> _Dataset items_
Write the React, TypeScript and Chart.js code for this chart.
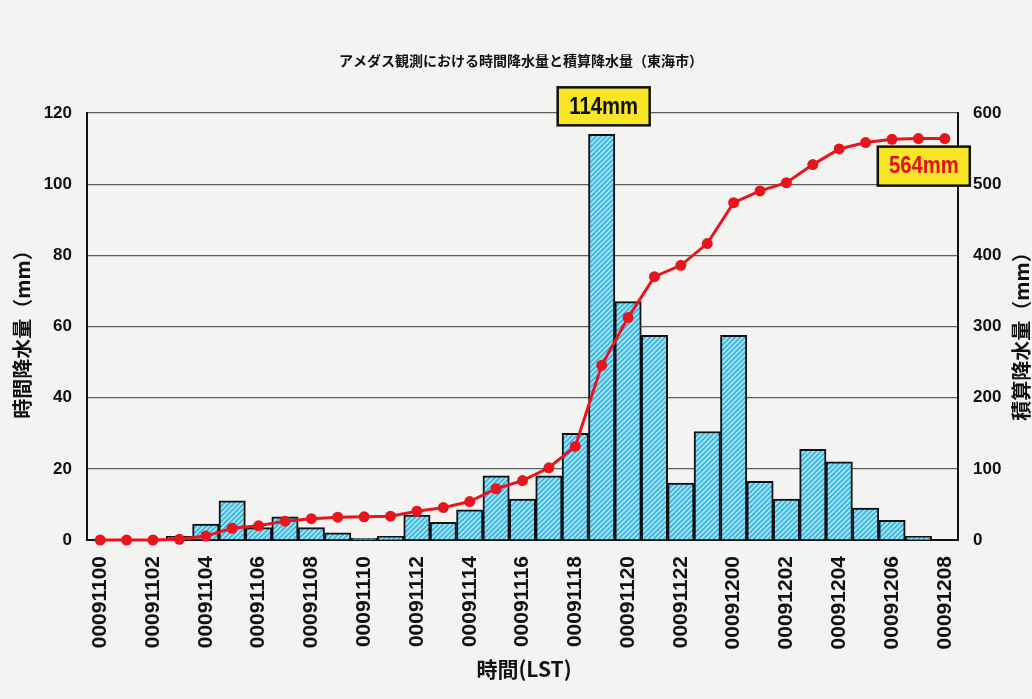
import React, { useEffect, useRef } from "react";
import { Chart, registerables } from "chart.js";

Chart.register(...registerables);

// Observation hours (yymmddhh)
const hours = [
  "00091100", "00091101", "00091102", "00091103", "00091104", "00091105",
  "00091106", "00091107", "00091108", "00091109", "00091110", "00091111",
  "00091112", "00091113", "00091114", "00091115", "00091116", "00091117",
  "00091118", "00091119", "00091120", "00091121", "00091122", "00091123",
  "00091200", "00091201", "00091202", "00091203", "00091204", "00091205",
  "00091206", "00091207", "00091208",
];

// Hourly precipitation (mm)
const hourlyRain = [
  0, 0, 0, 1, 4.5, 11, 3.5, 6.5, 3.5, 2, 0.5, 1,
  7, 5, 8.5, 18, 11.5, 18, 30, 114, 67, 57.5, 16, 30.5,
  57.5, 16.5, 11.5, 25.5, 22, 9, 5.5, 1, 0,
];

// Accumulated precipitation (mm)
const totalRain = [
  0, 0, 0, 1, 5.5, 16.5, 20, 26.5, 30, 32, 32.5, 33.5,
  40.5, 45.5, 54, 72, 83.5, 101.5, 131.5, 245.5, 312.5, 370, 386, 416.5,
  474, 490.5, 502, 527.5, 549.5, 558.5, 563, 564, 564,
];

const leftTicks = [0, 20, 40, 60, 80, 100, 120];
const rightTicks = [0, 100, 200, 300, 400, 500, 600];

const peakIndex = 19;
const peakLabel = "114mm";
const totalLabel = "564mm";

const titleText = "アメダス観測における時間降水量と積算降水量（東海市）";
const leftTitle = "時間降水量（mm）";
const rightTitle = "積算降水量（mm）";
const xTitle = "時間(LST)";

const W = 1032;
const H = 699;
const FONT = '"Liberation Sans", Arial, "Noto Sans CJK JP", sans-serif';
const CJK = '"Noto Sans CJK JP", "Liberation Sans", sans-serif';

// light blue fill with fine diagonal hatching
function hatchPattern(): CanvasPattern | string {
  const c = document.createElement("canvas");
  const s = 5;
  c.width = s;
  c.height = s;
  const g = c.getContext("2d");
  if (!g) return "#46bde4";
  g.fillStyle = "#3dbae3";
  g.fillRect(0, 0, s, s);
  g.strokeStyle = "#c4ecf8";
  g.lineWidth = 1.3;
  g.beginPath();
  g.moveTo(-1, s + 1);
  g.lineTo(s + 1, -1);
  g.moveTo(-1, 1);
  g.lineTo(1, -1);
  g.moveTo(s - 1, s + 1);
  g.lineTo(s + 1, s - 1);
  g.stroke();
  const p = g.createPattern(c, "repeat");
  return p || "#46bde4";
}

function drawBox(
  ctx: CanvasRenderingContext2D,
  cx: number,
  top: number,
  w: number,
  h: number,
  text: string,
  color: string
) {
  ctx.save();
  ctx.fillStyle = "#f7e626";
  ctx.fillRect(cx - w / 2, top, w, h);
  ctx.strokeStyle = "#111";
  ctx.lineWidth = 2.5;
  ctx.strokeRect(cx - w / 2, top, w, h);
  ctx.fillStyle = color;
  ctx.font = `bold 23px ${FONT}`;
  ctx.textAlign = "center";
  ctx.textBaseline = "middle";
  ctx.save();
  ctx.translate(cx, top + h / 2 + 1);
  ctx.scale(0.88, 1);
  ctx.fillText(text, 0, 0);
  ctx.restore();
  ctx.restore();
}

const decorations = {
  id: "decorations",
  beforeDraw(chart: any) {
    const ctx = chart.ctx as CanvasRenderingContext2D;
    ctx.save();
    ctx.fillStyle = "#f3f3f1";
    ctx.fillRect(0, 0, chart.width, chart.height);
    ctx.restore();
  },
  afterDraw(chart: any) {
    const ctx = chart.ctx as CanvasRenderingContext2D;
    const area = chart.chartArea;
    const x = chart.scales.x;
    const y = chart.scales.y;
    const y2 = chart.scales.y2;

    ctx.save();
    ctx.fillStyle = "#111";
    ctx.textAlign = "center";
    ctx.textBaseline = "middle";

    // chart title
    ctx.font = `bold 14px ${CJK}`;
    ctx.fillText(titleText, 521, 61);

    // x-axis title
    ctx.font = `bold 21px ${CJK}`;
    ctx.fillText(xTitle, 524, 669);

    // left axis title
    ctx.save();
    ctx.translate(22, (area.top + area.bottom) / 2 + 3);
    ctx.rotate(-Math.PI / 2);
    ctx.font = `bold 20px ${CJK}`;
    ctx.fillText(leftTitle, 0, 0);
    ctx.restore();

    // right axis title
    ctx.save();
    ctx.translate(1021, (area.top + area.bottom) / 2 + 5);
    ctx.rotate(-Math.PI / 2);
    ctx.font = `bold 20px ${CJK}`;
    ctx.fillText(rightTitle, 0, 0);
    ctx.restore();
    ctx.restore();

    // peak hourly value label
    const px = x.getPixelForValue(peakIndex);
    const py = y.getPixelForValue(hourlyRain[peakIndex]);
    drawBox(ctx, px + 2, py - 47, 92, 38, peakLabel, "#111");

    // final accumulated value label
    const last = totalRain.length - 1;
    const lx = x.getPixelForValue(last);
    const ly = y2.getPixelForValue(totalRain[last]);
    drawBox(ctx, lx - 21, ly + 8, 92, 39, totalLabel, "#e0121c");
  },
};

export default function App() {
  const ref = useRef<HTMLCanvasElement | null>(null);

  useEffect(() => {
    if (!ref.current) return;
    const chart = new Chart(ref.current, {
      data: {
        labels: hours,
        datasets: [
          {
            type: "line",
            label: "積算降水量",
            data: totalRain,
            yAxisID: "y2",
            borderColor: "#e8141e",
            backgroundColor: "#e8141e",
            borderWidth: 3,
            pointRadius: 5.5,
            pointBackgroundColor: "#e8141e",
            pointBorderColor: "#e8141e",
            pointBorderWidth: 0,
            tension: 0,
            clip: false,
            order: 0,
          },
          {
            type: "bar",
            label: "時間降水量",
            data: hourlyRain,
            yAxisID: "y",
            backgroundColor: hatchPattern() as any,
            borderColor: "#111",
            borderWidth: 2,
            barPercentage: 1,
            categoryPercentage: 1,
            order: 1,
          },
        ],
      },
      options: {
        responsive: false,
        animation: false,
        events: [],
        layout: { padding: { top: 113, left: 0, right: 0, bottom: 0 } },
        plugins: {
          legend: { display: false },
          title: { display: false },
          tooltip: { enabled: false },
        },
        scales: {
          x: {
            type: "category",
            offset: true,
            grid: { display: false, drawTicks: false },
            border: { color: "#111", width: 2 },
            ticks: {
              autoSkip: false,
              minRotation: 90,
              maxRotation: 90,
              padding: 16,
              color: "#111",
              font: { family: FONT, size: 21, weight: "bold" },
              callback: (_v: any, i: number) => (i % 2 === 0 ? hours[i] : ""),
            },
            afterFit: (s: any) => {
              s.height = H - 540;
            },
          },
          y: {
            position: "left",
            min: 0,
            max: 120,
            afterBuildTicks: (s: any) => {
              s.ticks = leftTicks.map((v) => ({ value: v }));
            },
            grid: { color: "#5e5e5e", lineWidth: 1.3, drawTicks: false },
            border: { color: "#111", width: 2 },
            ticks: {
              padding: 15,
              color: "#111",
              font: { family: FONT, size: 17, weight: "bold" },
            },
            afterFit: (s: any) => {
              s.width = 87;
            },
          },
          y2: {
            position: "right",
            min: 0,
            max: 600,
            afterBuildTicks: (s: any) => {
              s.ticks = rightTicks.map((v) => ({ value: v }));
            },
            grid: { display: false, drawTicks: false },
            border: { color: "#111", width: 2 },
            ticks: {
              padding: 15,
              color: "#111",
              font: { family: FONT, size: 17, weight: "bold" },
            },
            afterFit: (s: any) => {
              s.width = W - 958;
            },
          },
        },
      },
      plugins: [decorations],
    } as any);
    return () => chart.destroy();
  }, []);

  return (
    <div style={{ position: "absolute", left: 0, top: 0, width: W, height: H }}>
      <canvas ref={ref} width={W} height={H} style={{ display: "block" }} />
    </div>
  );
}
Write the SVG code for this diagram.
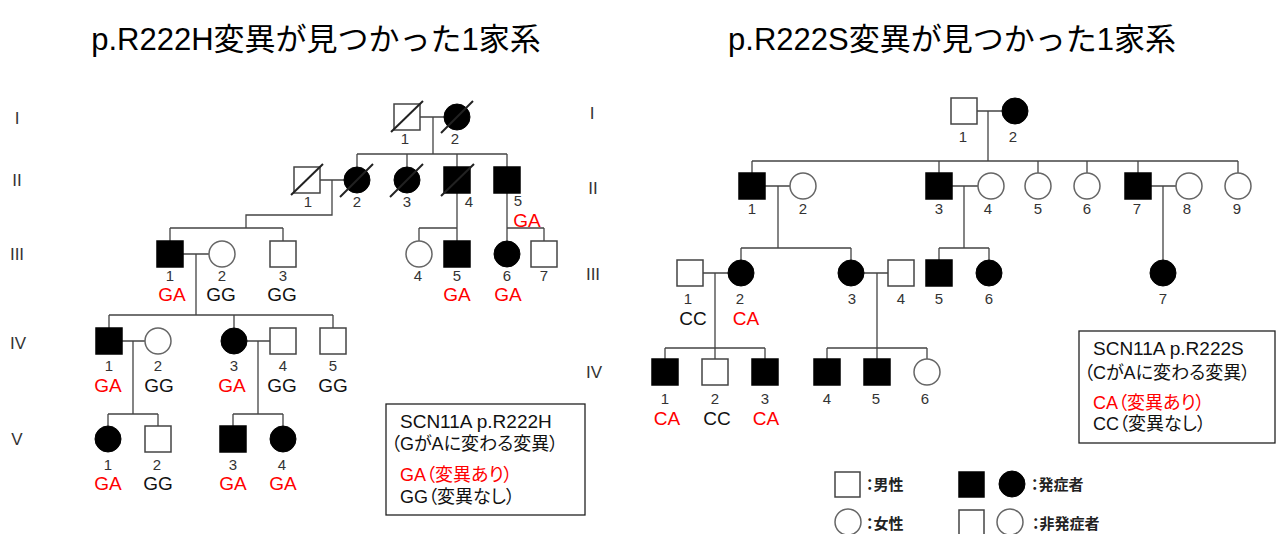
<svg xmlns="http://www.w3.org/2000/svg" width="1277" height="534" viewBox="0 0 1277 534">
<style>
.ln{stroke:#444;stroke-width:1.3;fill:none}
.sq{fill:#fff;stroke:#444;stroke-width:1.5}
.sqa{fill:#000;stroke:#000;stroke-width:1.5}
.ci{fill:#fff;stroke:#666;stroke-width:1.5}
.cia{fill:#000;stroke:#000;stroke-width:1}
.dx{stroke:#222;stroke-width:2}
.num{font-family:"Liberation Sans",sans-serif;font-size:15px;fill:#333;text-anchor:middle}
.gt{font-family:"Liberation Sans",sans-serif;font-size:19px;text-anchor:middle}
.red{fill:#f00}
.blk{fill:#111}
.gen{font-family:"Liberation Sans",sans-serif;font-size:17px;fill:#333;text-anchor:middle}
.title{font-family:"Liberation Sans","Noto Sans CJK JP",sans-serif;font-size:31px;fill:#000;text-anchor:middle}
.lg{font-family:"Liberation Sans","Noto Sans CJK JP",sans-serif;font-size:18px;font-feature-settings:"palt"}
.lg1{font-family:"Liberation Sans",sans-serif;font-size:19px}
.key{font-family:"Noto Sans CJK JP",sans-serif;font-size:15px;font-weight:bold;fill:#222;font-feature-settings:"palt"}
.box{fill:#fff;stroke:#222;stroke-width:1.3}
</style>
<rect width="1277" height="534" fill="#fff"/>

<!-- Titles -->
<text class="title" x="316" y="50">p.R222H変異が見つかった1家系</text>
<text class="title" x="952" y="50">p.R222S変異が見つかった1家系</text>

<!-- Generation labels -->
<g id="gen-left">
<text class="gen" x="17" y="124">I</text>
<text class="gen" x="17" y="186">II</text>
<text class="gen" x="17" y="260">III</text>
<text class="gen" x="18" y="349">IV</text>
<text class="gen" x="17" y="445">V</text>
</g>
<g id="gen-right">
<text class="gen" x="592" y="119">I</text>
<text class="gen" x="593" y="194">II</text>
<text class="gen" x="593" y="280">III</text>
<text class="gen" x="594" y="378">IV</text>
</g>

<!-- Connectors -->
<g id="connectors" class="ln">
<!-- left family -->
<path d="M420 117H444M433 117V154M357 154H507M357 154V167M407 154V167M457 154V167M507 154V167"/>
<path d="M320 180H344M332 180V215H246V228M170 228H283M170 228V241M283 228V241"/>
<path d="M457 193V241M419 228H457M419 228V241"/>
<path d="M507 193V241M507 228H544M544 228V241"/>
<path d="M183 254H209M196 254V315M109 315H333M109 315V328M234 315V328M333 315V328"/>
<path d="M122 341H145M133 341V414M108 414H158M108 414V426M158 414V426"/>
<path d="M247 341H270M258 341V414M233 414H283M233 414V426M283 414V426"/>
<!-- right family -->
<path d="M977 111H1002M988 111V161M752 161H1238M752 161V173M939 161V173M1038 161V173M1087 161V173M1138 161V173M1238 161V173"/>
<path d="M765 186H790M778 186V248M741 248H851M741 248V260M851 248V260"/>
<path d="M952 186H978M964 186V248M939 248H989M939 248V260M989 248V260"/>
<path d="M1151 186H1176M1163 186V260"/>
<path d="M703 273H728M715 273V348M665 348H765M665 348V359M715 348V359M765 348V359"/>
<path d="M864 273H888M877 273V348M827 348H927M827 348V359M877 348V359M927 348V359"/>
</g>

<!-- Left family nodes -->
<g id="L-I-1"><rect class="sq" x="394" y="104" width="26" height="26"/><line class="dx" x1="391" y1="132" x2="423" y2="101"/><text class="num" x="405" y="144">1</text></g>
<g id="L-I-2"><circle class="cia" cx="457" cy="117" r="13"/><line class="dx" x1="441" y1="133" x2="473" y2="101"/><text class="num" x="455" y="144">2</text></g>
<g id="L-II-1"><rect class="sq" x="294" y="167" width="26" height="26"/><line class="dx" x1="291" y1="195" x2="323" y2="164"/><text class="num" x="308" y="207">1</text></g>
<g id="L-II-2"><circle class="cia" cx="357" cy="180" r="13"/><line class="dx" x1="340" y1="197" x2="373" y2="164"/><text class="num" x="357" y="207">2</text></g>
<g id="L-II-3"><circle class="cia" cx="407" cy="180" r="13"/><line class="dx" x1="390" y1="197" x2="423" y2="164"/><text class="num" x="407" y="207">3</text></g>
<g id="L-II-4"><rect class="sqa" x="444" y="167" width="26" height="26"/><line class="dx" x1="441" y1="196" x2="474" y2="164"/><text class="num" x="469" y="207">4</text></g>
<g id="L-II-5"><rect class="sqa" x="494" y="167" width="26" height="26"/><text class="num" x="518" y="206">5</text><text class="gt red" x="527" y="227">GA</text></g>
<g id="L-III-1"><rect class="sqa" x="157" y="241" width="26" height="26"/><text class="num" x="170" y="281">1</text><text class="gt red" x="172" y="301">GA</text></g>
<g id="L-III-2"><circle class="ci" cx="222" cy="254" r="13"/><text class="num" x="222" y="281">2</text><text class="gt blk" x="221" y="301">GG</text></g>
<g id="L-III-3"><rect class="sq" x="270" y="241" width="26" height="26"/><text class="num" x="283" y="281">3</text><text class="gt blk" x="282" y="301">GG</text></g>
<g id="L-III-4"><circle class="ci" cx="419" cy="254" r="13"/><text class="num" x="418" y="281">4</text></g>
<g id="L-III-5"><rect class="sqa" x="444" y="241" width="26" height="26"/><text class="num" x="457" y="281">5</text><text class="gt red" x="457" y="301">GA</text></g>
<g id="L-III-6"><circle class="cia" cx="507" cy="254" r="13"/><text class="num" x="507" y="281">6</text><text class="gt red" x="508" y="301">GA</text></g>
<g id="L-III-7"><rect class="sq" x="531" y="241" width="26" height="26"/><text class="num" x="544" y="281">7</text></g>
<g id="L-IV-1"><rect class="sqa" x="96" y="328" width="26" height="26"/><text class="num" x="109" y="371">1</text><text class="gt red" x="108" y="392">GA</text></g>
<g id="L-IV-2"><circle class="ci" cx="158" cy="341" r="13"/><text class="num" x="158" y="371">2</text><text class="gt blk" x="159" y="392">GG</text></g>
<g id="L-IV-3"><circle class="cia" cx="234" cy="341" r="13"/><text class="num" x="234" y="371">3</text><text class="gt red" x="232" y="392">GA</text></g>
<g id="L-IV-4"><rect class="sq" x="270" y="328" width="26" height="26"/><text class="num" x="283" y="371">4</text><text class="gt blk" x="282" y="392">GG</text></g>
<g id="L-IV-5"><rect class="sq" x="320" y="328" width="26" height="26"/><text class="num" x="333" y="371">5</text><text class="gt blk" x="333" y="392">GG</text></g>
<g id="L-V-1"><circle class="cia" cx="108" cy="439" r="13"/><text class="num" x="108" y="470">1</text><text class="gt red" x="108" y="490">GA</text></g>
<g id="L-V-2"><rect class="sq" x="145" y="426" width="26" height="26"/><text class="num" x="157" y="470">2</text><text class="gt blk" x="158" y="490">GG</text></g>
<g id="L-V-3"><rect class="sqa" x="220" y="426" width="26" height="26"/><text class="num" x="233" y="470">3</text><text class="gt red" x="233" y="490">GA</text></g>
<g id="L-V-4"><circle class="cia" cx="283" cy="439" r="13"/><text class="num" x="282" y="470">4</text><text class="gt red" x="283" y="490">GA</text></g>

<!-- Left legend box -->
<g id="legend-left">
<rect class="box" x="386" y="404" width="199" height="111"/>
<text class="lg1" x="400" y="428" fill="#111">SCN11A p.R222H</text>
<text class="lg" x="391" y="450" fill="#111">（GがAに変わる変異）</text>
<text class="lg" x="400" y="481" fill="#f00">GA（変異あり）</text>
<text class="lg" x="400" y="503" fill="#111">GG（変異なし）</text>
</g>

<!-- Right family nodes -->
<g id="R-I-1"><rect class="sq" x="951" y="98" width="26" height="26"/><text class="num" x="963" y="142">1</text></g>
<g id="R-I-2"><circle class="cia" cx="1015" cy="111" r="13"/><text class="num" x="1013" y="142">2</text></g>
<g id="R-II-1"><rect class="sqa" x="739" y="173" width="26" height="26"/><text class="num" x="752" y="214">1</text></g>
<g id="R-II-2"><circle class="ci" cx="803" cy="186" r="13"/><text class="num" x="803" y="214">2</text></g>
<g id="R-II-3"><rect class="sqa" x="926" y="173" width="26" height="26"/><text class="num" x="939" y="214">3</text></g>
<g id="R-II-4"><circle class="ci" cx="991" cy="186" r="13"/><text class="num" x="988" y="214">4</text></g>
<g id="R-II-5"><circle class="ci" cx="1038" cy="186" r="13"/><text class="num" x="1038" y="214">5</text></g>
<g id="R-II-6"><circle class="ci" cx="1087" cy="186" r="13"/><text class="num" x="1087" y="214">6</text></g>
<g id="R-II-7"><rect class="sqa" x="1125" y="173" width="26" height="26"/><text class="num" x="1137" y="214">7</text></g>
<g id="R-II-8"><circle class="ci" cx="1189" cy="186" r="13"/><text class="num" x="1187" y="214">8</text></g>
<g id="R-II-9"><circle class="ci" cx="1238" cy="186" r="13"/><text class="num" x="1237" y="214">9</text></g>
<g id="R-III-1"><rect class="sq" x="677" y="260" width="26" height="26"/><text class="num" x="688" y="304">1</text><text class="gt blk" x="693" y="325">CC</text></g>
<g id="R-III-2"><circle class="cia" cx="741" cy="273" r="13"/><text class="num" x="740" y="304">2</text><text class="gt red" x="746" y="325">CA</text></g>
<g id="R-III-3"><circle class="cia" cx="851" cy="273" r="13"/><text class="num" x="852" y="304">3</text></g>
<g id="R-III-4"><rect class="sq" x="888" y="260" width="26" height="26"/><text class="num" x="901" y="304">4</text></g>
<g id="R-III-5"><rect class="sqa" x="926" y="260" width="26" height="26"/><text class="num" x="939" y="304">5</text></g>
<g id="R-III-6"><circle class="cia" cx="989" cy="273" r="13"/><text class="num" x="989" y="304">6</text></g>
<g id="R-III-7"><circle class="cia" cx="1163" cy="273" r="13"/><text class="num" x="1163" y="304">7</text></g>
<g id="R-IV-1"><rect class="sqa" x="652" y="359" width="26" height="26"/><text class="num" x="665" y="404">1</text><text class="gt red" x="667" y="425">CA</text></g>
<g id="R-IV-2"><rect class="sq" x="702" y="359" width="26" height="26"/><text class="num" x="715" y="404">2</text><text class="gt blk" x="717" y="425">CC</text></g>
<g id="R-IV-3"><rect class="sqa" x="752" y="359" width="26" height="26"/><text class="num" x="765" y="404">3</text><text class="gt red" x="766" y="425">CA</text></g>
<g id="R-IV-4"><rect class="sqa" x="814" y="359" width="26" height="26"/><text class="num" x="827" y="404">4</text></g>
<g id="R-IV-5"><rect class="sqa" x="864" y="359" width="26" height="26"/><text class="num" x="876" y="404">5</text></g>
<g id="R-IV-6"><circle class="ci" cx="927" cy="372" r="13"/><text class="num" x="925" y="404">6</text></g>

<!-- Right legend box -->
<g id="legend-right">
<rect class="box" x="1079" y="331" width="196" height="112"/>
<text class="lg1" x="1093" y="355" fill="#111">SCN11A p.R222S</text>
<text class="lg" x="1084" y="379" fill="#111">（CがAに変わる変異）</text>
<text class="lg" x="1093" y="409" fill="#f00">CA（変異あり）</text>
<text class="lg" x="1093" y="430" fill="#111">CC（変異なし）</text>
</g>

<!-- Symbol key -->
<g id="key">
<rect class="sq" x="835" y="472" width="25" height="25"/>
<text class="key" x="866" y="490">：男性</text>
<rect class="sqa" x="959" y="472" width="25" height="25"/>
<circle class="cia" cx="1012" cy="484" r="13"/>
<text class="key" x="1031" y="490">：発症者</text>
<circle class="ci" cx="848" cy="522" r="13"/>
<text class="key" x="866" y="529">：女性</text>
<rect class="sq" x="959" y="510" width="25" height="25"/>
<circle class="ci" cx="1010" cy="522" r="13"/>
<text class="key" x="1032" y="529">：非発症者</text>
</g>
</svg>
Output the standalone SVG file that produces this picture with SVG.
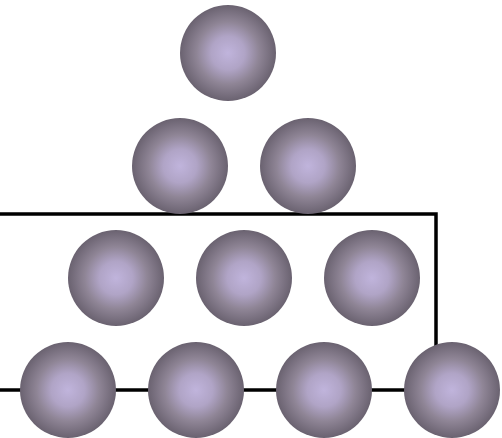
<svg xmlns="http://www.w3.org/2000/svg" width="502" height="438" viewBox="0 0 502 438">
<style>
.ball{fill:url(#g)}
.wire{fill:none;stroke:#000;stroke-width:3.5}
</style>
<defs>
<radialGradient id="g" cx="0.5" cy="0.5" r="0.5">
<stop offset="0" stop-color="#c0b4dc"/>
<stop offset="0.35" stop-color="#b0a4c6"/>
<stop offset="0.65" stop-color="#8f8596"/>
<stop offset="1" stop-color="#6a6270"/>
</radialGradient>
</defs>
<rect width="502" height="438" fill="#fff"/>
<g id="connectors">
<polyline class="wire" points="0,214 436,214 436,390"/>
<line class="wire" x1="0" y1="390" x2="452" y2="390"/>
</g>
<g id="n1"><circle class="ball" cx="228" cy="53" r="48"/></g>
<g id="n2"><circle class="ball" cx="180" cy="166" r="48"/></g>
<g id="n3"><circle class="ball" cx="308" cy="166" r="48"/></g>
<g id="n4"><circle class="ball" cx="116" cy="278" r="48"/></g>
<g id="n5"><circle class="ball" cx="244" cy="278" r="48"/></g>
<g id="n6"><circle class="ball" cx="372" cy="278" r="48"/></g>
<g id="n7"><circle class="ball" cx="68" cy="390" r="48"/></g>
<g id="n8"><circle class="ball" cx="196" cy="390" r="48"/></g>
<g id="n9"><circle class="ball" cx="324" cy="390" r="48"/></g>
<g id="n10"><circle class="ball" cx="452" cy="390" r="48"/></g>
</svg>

> _Exercise instructions_
Check each line of the records above for "this", and copy those that have it.

> _Completed exercise_
Write the React, TypeScript and Chart.js code for this chart.
Write the SVG code for this diagram.
Output the standalone SVG file that produces this picture with SVG.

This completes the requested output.